I learned Jim Green had died yesterday morning when I heard Allen Garr talking about him in the past tense on CBC's Early Edition. I was surprised, as were most others, since although we knew Jim was terminally ill, he had just had a 'Celebration of Life' on Sunday and was expected to have months, not hours, to live.
I first met Jim over 20 years ago when he helped me negotiate a payment in lieu of building family social housing at the Bayshore Project. The payment was to be used to help fund the redevelopment of the Woodwards Building.
In subsequent years we worked together on a few initiatives including a brief look at the feasibility of converting a BC Packers Cold Storage facility in Tofino into a Granville Island style public market. (I just googled the site and see that it is now a housing development http://www.theshoretofinoblog.com/updates/unique-tofino-real-estate-project.php
Jim also participated in my 'one year after' event held on the first anniversary of the 2008 Municipal Election. (He said he voted for me, but I never really knew whether to believe him!)
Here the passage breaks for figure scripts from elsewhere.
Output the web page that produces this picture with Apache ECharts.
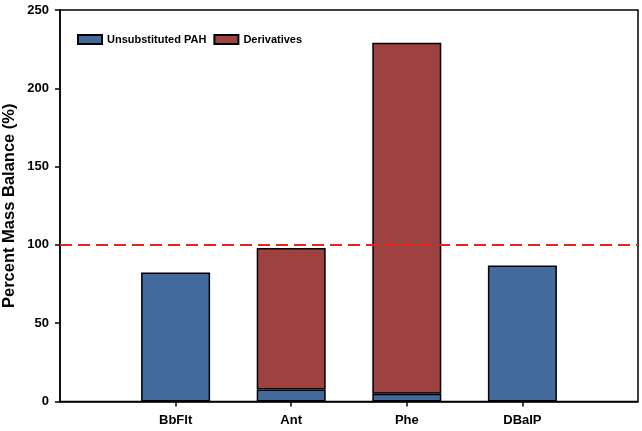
<!DOCTYPE html>
<html><head><meta charset="utf-8">
<script src="https://cdn.jsdelivr.net/npm/echarts@6/dist/echarts.min.js"></script>
<style>html,body{margin:0;padding:0;background:#fff}#c{width:642px;height:431px}</style>
</head><body><div id="c"></div>
<script>
const categories = ['BbFlt', 'Ant', 'Phe', 'DBaIP'];
const unsubstituted = [82.3, 7.7, 4.9, 86.8];
const derivatives = [null, 90.4, 224.2, null];
const referenceLine = 100;
const yTicks = [0, 50, 100, 150, 200, 250];

// pad with empty slots at both ends so the four groups sit at 1..4 of a 0..5 axis
const xCats = [''].concat(categories, ['']);
const pad = arr => [null].concat(arr, [null]);
const font = 'Arial, "Liberation Sans", sans-serif';
const chart = echarts.init(document.getElementById('c'));
chart.setOption({
  animation: false,
  grid: { left: 60, right: 4, top: 10, bottom: 29.5, outerBoundsMode: 'none', containLabel: false,
    show: true, borderColor: '#000', borderWidth: 1.5, backgroundColor: 'transparent' },
  legend: {
    left: 72, top: 29, itemWidth: 24, itemHeight: 9, itemGap: 7, icon: 'rect',
    textStyle: { fontFamily: font, fontWeight: 'bold', fontSize: 11, color: '#000' },
    data: ['Unsubstituted PAH', 'Derivatives']
  },
  xAxis: {
    type: 'category', data: xCats, boundaryGap: false,
    splitLine: { show: false },
    axisLine: { show: true, lineStyle: { color: '#000', width: 1.5 } },
    axisTick: { show: true, length: 5, interval: (i, v) => v !== '', lineStyle: { color: '#000', width: 1.5 } },
    axisLabel: { interval: 0, margin: 12, fontFamily: font, fontWeight: 'bold', fontSize: 13, color: '#000' }
  },
  yAxis: {
    type: 'value', min: 0, max: 250, interval: 50,
    name: 'Percent Mass Balance (%)', nameLocation: 'middle', nameGap: 42, nameMoveOverlap: false,
    nameTextStyle: { fontFamily: font, fontWeight: 'bold', fontSize: 16.5, color: '#000' },
    splitLine: { show: false },
    axisLine: { show: true, lineStyle: { color: '#000', width: 1.5 } },
    axisTick: { show: true, length: 5, inside: false, lineStyle: { color: '#000', width: 1.5 } },
    axisLabel: { margin: 11, fontFamily: font, fontWeight: 'bold', fontSize: 13, color: '#000',
      formatter: v => yTicks.includes(v) ? String(v) : '' }
  },
  series: [
    {
      name: 'Unsubstituted PAH', type: 'bar', stack: 'a', barWidth: 69,
      itemStyle: { color: '#426a9c', borderColor: '#000', borderWidth: 1.5 },
      data: pad(unsubstituted),
      markLine: {
        silent: true, symbol: 'none', label: { show: false },
        lineStyle: { color: '#e8231e', type: [12, 6], width: 2 },
        data: [{ yAxis: referenceLine }]
      }
    },
    {
      name: 'Derivatives', type: 'bar', stack: 'a', barWidth: 69,
      itemStyle: { color: '#9d4240', borderColor: '#000', borderWidth: 1.5 },
      data: pad(derivatives)
    }
  ]
});
</script></body></html>
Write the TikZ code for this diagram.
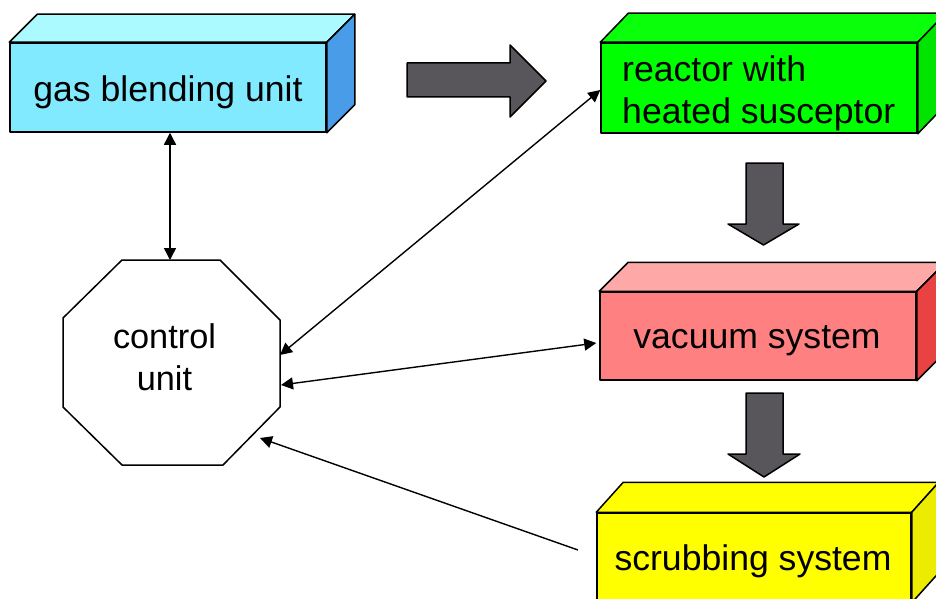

Over the years we shared a few beers, but were never close friends. While we did occasionally agree on things, as regular listeners to Bill Good's CKNW Civic Affairs Panel well know, we tended to disagree much more. (Yes, that's a photo of Jim with fellow panelist Frances Bula above. Since Jim preferred not to smile in photos, he did me a favour by sharing a wry grin.)
Jim was a very complex guy, with an unusual fashion sense. As Gordon Price once wrote, he often wore both a belt and suspenders. He loved his hats, and seemed to enjoy dressing like a gangster! He had a love of ties, but also had the unusual habit of tucking his sweater into his pants. I don't think I've ever known anyone else who always did this!
While I often didn't agree with Jim or his tactics, there is no doubt, as Frances said on yesterday's show, Jim was a doer...he made things happen, and he deserves the many accolades and recognition he's receiving for what he tried to do in the DTES with DERA and subsequently as a member of Council and community activist.
While we will remember the good things Jim did for the city, I'll will never forget the mean-spirited Op-Ed that he wrote in the Vancouver Sun in October 2010 criticizing me for my position on the Olympic Village Social Housing. This is something I never quite understood, (especially since he had helped me eliminate the social housing at Bayshore) although one of our mutual friends did subsequently tell me he was put up to it. I now believe this was true.
(I'll never forget our first meeting at the CKNW Studio the following Tuesday morning when Bill Good asked him if he would apologize and he said no. But then, that was Jim.)
Jim, you made your mark on our city, but died much too young. But then again, you chose to live each day the way you did because you weren't planning to live to 100! The city will miss you.